HONG KONG -- It's small consolation in the face of a smoggy skyline. Hong Kong is finally adopting a few of WHO's guidelines for air-pollution goals.
Written by Vanessa Ko, Contributor

HONG KONG — Hong Kong has changed it air-quality goals to better match international standards. When they are implemented in 2014, it will have been 25 years since they've last been updated.

But residents aren’t holding their collective breath for a big improvement.

It is good news that Hong Kong has finally gotten around to modernizing its targets for air quality, setting goals that match the World Health Organization’s most stringent standards for lead, carbon monoxide, nitrogen dioxide and sulphur dioxide.

Three other harmful particulates will follow WHO’s more lenient set of interim guidelines intended for highly polluted cities.

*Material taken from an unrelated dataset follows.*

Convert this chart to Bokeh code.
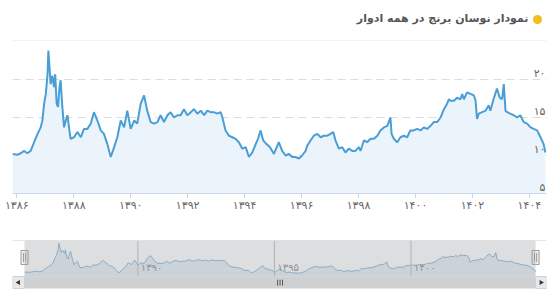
from bokeh.plotting import figure
from bokeh.layouts import column
from bokeh.models import (Range1d, FixedTicker, Grid, Span, BoxAnnotation, ColumnDataSource)
from bokeh.core.properties import value
from bokeh.embed import file_html
from bokeh.resources import INLINE

# ---------------- data (Solar Hijri decimal year, price) ----------------
years = [
    1385.85, 1386.02, 1386.14, 1386.26, 1386.37, 1386.49, 1386.61, 1386.73, 1386.84, 1386.90,
    1386.96, 1387.02, 1387.08, 1387.11, 1387.15, 1387.19, 1387.25, 1387.31, 1387.35, 1387.40,
    1387.45, 1387.50, 1387.54, 1387.60, 1387.66, 1387.72, 1387.78, 1387.84, 1387.89, 1388.01,
    1388.13, 1388.25, 1388.36, 1388.48, 1388.60, 1388.71, 1388.83, 1388.95, 1389.06, 1389.18,
    1389.30, 1389.42, 1389.53, 1389.65, 1389.77, 1389.88, 1390.00, 1390.12, 1390.23, 1390.35,
    1390.47, 1390.58, 1390.70, 1390.82, 1390.94, 1391.05, 1391.17, 1391.29, 1391.40, 1391.52,
    1391.64, 1391.75, 1391.87, 1391.99, 1392.11, 1392.22, 1392.34, 1392.46, 1392.58, 1392.69,
    1392.81, 1392.92, 1393.04, 1393.16, 1393.22, 1393.33, 1393.45, 1393.57, 1393.68, 1393.80,
    1393.92, 1394.04, 1394.15, 1394.27, 1394.39, 1394.47, 1394.56, 1394.65, 1394.77, 1394.89,
    1395.03, 1395.15, 1395.20, 1395.32, 1395.44, 1395.56, 1395.67, 1395.79, 1395.91, 1396.02,
    1396.14, 1396.20, 1396.32, 1396.43, 1396.55, 1396.67, 1396.78, 1396.90, 1397.02, 1397.11,
    1397.19, 1397.31, 1397.43, 1397.54, 1397.66, 1397.78, 1397.89, 1398.01, 1398.07, 1398.19,
    1398.30, 1398.42, 1398.54, 1398.66, 1398.77, 1398.89, 1399.01, 1399.06, 1399.12, 1399.16,
    1399.24, 1399.36, 1399.47, 1399.59, 1399.71, 1399.82, 1399.94, 1400.06, 1400.18, 1400.29,
    1400.41, 1400.53, 1400.64, 1400.76, 1400.88, 1401.00, 1401.11, 1401.17, 1401.23, 1401.35,
    1401.46, 1401.58, 1401.64, 1401.70, 1401.81, 1401.93, 1402.05, 1402.11, 1402.16, 1402.22,
    1402.34, 1402.46, 1402.57, 1402.63, 1402.74, 1402.86, 1402.96, 1403.04, 1403.10, 1403.16,
    1403.22, 1403.33, 1403.45, 1403.57, 1403.68, 1403.80, 1403.92, 1404.04, 1404.15, 1404.27,
    1404.39, 1404.50, 1404.56,
]
prices = [
    10.2, 10.1, 10.3, 10.6, 10.3, 10.6, 11.75, 12.85, 13.7, 14.6,
    16.8, 18.1, 20.7, 23.8, 21.6, 19.4, 20.5, 19.0, 20.7, 16.8,
    16.4, 19.0, 19.9, 16.4, 13.7, 14.6, 15.3, 13.5, 12.2, 12.4,
    13.1, 12.4, 13.5, 13.5, 14.2, 15.7, 14.6, 13.3, 12.85, 11.5,
    9.8, 11.1, 12.4, 14.6, 13.7, 15.9, 13.5, 14.6, 14.2, 16.8,
    17.9, 15.9, 14.4, 14.2, 14.4, 15.3, 14.4, 15.3, 15.7, 15.0,
    15.3, 15.3, 16.1, 15.3, 15.7, 16.1, 15.5, 15.9, 15.3, 15.9,
    15.7, 15.7, 15.5, 15.7, 15.0, 13.3, 12.6, 12.4, 12.2, 11.75,
    10.9, 11.1, 9.8, 10.4, 11.5, 12.2, 13.3, 12.0, 11.5, 11.1,
    10.2, 11.3, 11.75, 10.6, 10.0, 10.2, 9.8, 9.8, 9.6, 10.0,
    10.6, 11.3, 12.0, 12.6, 12.85, 12.4, 12.6, 12.6, 12.85, 13.1,
    12.0, 10.9, 11.1, 10.4, 10.9, 10.6, 10.6, 11.1, 10.6, 12.0,
    11.75, 12.2, 12.2, 12.6, 13.3, 13.7, 13.9, 14.4, 15.0, 12.85,
    12.2, 11.75, 12.4, 12.6, 12.4, 13.3, 13.3, 13.5, 13.3, 13.7,
    13.5, 13.9, 14.4, 14.4, 15.0, 16.1, 16.8, 17.4, 17.2, 17.2,
    17.6, 17.4, 18.1, 17.4, 18.3, 18.1, 17.9, 17.2, 14.8, 15.5,
    15.7, 15.9, 16.6, 15.9, 17.4, 18.8, 17.6, 17.4, 19.4, 15.9,
    15.7, 15.5, 15.3, 15.0, 15.3, 14.4, 14.2, 13.7, 13.5, 13.3,
    12.4, 11.5, 10.4,
]

x_ticks = [1386, 1388, 1390, 1392, 1394, 1396, 1398, 1400, 1402, 1404]
x_tick_labels = ["۱۳۸۶", "۱۳۸۸", "۱۳۹۰", "۱۳۹۲", "۱۳۹۴", "۱۳۹۶", "۱۳۹۸", "۱۴۰۰", "۱۴۰۲", "۱۴۰۴"]
y_ticks = [5, 10, 15, 20]
y_tick_labels = ["۵", "۱۰", "۱۵", "۲۰"]
nav_ticks = [1390, 1395, 1400]
nav_tick_labels = ["۱۳۹۰", "۱۳۹۵", "۱۴۰۰"]
title_text = "نمودار نوسان برنج در همه ادوار"

FONT = "DejaVu Sans"
LINE = "#4a9ed6"
FILL = "#ebf4fb"

x0, x1 = years[0], years[-1]
src = ColumnDataSource(dict(x=years, y=prices))

# ---------------- header (title + bullet) ----------------
hdr = figure(width=556, height=41, output_backend="svg", toolbar_location=None,
             x_range=Range1d(12, 546), y_range=Range1d(41, 0),
             x_axis_location=None, y_axis_location=None,
             min_border_left=12, min_border_right=10, min_border_top=0, min_border_bottom=0)
hdr.outline_line_color = None
hdr.xgrid.visible = False
hdr.ygrid.visible = False
hdr.text(x=[528], y=[18], text=[title_text], text_align="right", text_baseline="middle",
         text_font=value(FONT), text_font_size="11px", text_font_style="bold",
         text_color="#555555")
hdr.scatter(x=[537], y=[19], size=9, marker="circle", fill_color="#f2be1c", line_color=None)
hdr.segment(x0=[12], y0=[40.5], x1=[546], y1=[40.5], line_color="#e6e6e6", line_width=1)

# ---------------- main chart ----------------
p = figure(width=556, height=181, output_backend="svg", toolbar_location=None,
           x_range=Range1d(x0, 1404.6), y_range=Range1d(5, 25),
           y_axis_location=None, min_border_left=12, min_border_right=10,
           min_border_top=0, min_border_bottom=29)
p.outline_line_color = None
p.xgrid.visible = False
p.ygrid.visible = False

g = Grid(dimension=1, ticker=FixedTicker(ticks=[10, 15, 20]),
         grid_line_color="#dcdcdc", grid_line_dash="8 5", grid_line_width=1)
p.add_layout(g)

p.varea(x="x", y1=5, y2="y", source=src, fill_color=FILL)
p.line(x="x", y="y", source=src, line_color=LINE, line_width=2)

xa = p.xaxis[0]
xa.ticker = FixedTicker(ticks=x_ticks)
xa.major_label_overrides = {t: l for t, l in zip(x_ticks, x_tick_labels)}
xa.minor_tick_line_color = None
xa.major_tick_in = 0
xa.major_tick_out = 5
xa.major_tick_line_color = "#ccd6eb"
xa.axis_line_color = "#ccd6eb"
xa.major_label_standoff = 0
xa.major_label_text_font = FONT
xa.major_label_text_font_size = "11px"
xa.major_label_text_color = "#666666"

ylab = ColumnDataSource(dict(x=[1404.6] * len(y_ticks), y=y_ticks, t=y_tick_labels))
p.text(x="x", y="y", text="t", source=ylab, text_align="right", text_baseline="bottom",
       text_font=value(FONT), text_font_size="11px", text_color="#666666", x_offset=-1)

# ---------------- navigator ----------------
nav_lo, nav_hi = 8.1, 25.1
nav = figure(width=556, height=80, output_backend="svg", toolbar_location=None,
             x_range=Range1d(1385.41, 1404.96), y_range=Range1d(1.96, 25.1),
             x_axis_location=None, y_axis_location=None,
             min_border_left=12, min_border_right=10, min_border_top=18, min_border_bottom=13)
nav.outline_line_color = None
nav.xgrid.visible = False
nav.ygrid.visible = False

nsrc = ColumnDataSource(dict(x=years, y=prices))
nav.varea(x="x", y1=nav_lo, y2="y", source=nsrc, fill_color="#e4eef6")
nav.line(x="x", y="y", source=nsrc, line_color="#7fb0d6", line_width=1)

nav.add_layout(BoxAnnotation(left=x0, right=x1, bottom=nav_lo, top=nav_hi,
                             fill_color="#9fa3a6", fill_alpha=0.36, line_color=None))
nav.add_layout(Span(location=nav_hi, dimension="width", line_color="#cccccc", line_width=1))

nav.segment(x0=nav_ticks, y0=[nav_lo] * 3, x1=nav_ticks, y1=[nav_hi] * 3,
            line_color="#b9bbbd", line_width=1)
nlab = ColumnDataSource(dict(x=nav_ticks, y=[nav_lo] * 3, t=nav_tick_labels))
nav.text(x="x", y="y", text="t", source=nlab, text_align="left", text_baseline="bottom",
         text_font=value(FONT), text_font_size="10px", text_color="#888888",
         x_offset=3, y_offset=-3)

# scrollbar
nav.quad(left=[x0], right=[x1], bottom=[2.4], top=[nav_lo], fill_color="#cfd0d1", line_color=None)
nav.quad(left=[1385.41, x1], right=[x0, 1404.96], bottom=[2.4, 2.4], top=[nav_lo, nav_lo],
         fill_color="#e8e8e8", line_color="#d0d0d0")
mid_x = (x0 + x1) / 2
nav.segment(x0=[mid_x - 0.09, mid_x, mid_x + 0.09], y0=[3.8] * 3,
            x1=[mid_x - 0.09, mid_x, mid_x + 0.09], y1=[6.6] * 3,
            line_color="#555555", line_width=1)
nav.scatter(x=[(1385.41 + x0) / 2], y=[5.25], marker="triangle", angle=1.5708, size=5,
            fill_color="#333333", line_color=None)
nav.scatter(x=[(x1 + 1404.96) / 2], y=[5.25], marker="triangle", angle=-1.5708, size=5,
            fill_color="#333333", line_color=None)

# handles
hy = 17.1
nav.rect(x=[x0, x1], y=[hy, hy], width=7, height=14, width_units="screen", height_units="screen",
         fill_color="#f2f2f2", line_color="#999999")
for xx in (x0, x1):
    nav.segment(x0=[xx - 0.04, xx + 0.04], y0=[hy - 2.2] * 2, x1=[xx - 0.04, xx + 0.04],
                y1=[hy + 2.2] * 2, line_color="#999999", line_width=1)

layout = column(hdr, p, nav)
open("out.html", "w").write(file_html(layout, INLINE))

Green groups are understandably peeved that it took a quarter of a century for new targets to be set, in a city that direly needs to improve its air. But better late than never, right? Not really. They criticize the government for choosing the most lenient of three WHO targets for concentration of the smallest category of particulate, which is also the most harmful kind to human health.

Incredibly, officials said the targets are relatively low because Hong Kong’s air is just too bad right now, and the goals need to be “achievable.”

It’s not uncommon for visitors to Hong Kong to look at the iconic skyline shrouded in a gray haze and ask whether that is fog or something else. Their fears are confirmed: it’s smog.

In a survey of over 200 businesses last year, three out of four companies admitted that Hong Kong’s air quality was affecting their ability to hire executives from overseas.

Twenty-two measures have also been unveiled to help improve the situation, which include encouraging the use of hybrid and electric vehicles, and increasing the prevalence of natural gas as a fuel. These measures are estimated to extend the average life expectancy of locals by a month. Yippee.

And Hong Kong always has one consolation to fall back on: Beijing’s air is worse. But even that might be changing; Beijing recently announced its air targets too, which turned out to be more ambitious than Hong Kong’s easier-to-achieve ones.